#### WHAT IS EXPECTED
Quote, verbatim, all material below, without pictures.

#### SUPPLIED INFORMATION
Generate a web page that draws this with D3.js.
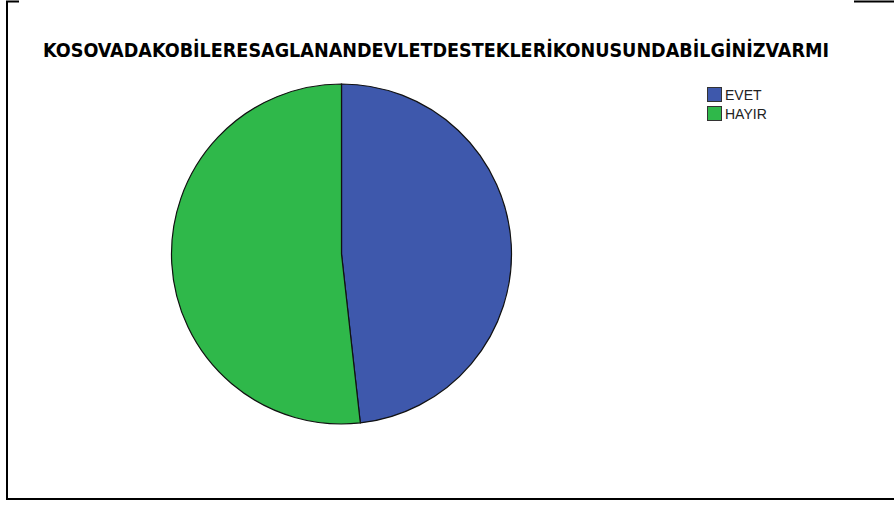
<!DOCTYPE html>
<html>
<head>
<meta charset="utf-8">
<script src="https://cdn.jsdelivr.net/npm/d3@7"></script>
<style>
  html, body { margin: 0; padding: 0; background: #fff; }
  svg { display: block; }
</style>
</head>
<body>
<div id="chart"></div>
<script>
const title = 'KOSOVADAKOBİLERESAGLANANDEVLETDESTEKLERİKONUSUNDABİLGİNİZVARMI';
const categories = ['EVET', 'HAYIR'];
const counts = [41, 44];
const colors = ['#3e58ac', '#2fb84a'];

const width = 894, height = 508;
let svg = d3.select('#chart').append('svg')
    .attr('width', width)
    .attr('height', height);

// frame (only partly visible, like the export)
svg.append('path')
    .attr('d', 'M19,1.5 H7 V499 H894')
    .attr('fill', 'none')
    .attr('stroke', '#000')
    .attr('stroke-width', 2);
svg.append('line')
    .attr('x1', 854).attr('x2', 894)
    .attr('y1', 1.5).attr('y2', 1.5)
    .attr('stroke', '#000')
    .attr('stroke-width', 2);

svg.append('text')
    .attr('x', 43)
    .attr('y', 57)
    .attr('textLength', 786)
    .attr('lengthAdjust', 'spacingAndGlyphs')
    .style('font-family', '"Liberation Sans Narrow", "DejaVu Sans Condensed", Arial, sans-serif')
    .style('font-weight', 'bold')
    .style('font-size', '19px')
    .text(title);

let data = categories.map((c, i) => ({name: c, value: counts[i]}));
let pie = d3.pie().sort(null).value(d => d.value);
let arc = d3.arc().innerRadius(0).outerRadius(170);

let g = svg.append('g').attr('transform', 'translate(341.5,254)');
g.selectAll('path')
    .data(pie(data))
    .enter().append('path')
    .attr('d', arc)
    .attr('fill', (d, i) => colors[i])
    .attr('stroke', '#111')
    .attr('stroke-width', 1.2);

let color = d3.scaleOrdinal().domain(categories).range(colors);
let y = d3.scaleBand().domain(categories).range([86, 124]);

let legend = svg.selectAll('.legend')
    .data(categories)
    .enter().append('g')
    .attr('class', 'legend')
    .attr('transform', d => `translate(707,${y(d)})`);

legend.append('rect')
    .attr('x', 0.5).attr('y', 1.5)
    .attr('width', 14).attr('height', 14)
    .attr('fill', d => color(d))
    .attr('stroke', '#333')
    .attr('stroke-width', 1);

legend.append('text')
    .attr('x', 18)
    .attr('y', 14)
    .style('font-family', '"Liberation Sans", Arial, sans-serif')
    .style('font-size', '14px')
    .style('fill', '#222')
    .text(d => d);
</script>
</body>
</html>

#### REPLY
Generate a web page that draws this with D3.js.
<!DOCTYPE html>
<html>
<head>
<meta charset="utf-8">
<script src="https://cdn.jsdelivr.net/npm/d3@7"></script>
<style>
  html, body { margin: 0; padding: 0; background: #fff; }
  svg { display: block; }
</style>
</head>
<body>
<div id="chart"></div>
<script>
const title = 'KOSOVADAKOBİLERESAGLANANDEVLETDESTEKLERİKONUSUNDABİLGİNİZVARMI';
const categories = ['EVET', 'HAYIR'];
const counts = [41, 44];
const colors = ['#3e58ac', '#2fb84a'];

const width = 894, height = 508;
let svg = d3.select('#chart').append('svg')
    .attr('width', width)
    .attr('height', height);

// frame (only partly visible, like the export)
svg.append('path')
    .attr('d', 'M19,1.5 H7 V499 H894')
    .attr('fill', 'none')
    .attr('stroke', '#000')
    .attr('stroke-width', 2);
svg.append('line')
    .attr('x1', 854).attr('x2', 894)
    .attr('y1', 1.5).attr('y2', 1.5)
    .attr('stroke', '#000')
    .attr('stroke-width', 2);

svg.append('text')
    .attr('x', 43)
    .attr('y', 57)
    .attr('textLength', 786)
    .attr('lengthAdjust', 'spacingAndGlyphs')
    .style('font-family', '"Liberation Sans Narrow", "DejaVu Sans Condensed", Arial, sans-serif')
    .style('font-weight', 'bold')
    .style('font-size', '19px')
    .text(title);

let data = categories.map((c, i) => ({name: c, value: counts[i]}));
let pie = d3.pie().sort(null).value(d => d.value);
let arc = d3.arc().innerRadius(0).outerRadius(170);

let g = svg.append('g').attr('transform', 'translate(341.5,254)');
g.selectAll('path')
    .data(pie(data))
    .enter().append('path')
    .attr('d', arc)
    .attr('fill', (d, i) => colors[i])
    .attr('stroke', '#111')
    .attr('stroke-width', 1.2);

let color = d3.scaleOrdinal().domain(categories).range(colors);
let y = d3.scaleBand().domain(categories).range([86, 124]);

let legend = svg.selectAll('.legend')
    .data(categories)
    .enter().append('g')
    .attr('class', 'legend')
    .attr('transform', d => `translate(707,${y(d)})`);

legend.append('rect')
    .attr('x', 0.5).attr('y', 1.5)
    .attr('width', 14).attr('height', 14)
    .attr('fill', d => color(d))
    .attr('stroke', '#333')
    .attr('stroke-width', 1);

legend.append('text')
    .attr('x', 18)
    .attr('y', 14)
    .style('font-family', '"Liberation Sans", Arial, sans-serif')
    .style('font-size', '14px')
    .style('fill', '#222')
    .text(d => d);
</script>
</body>
</html>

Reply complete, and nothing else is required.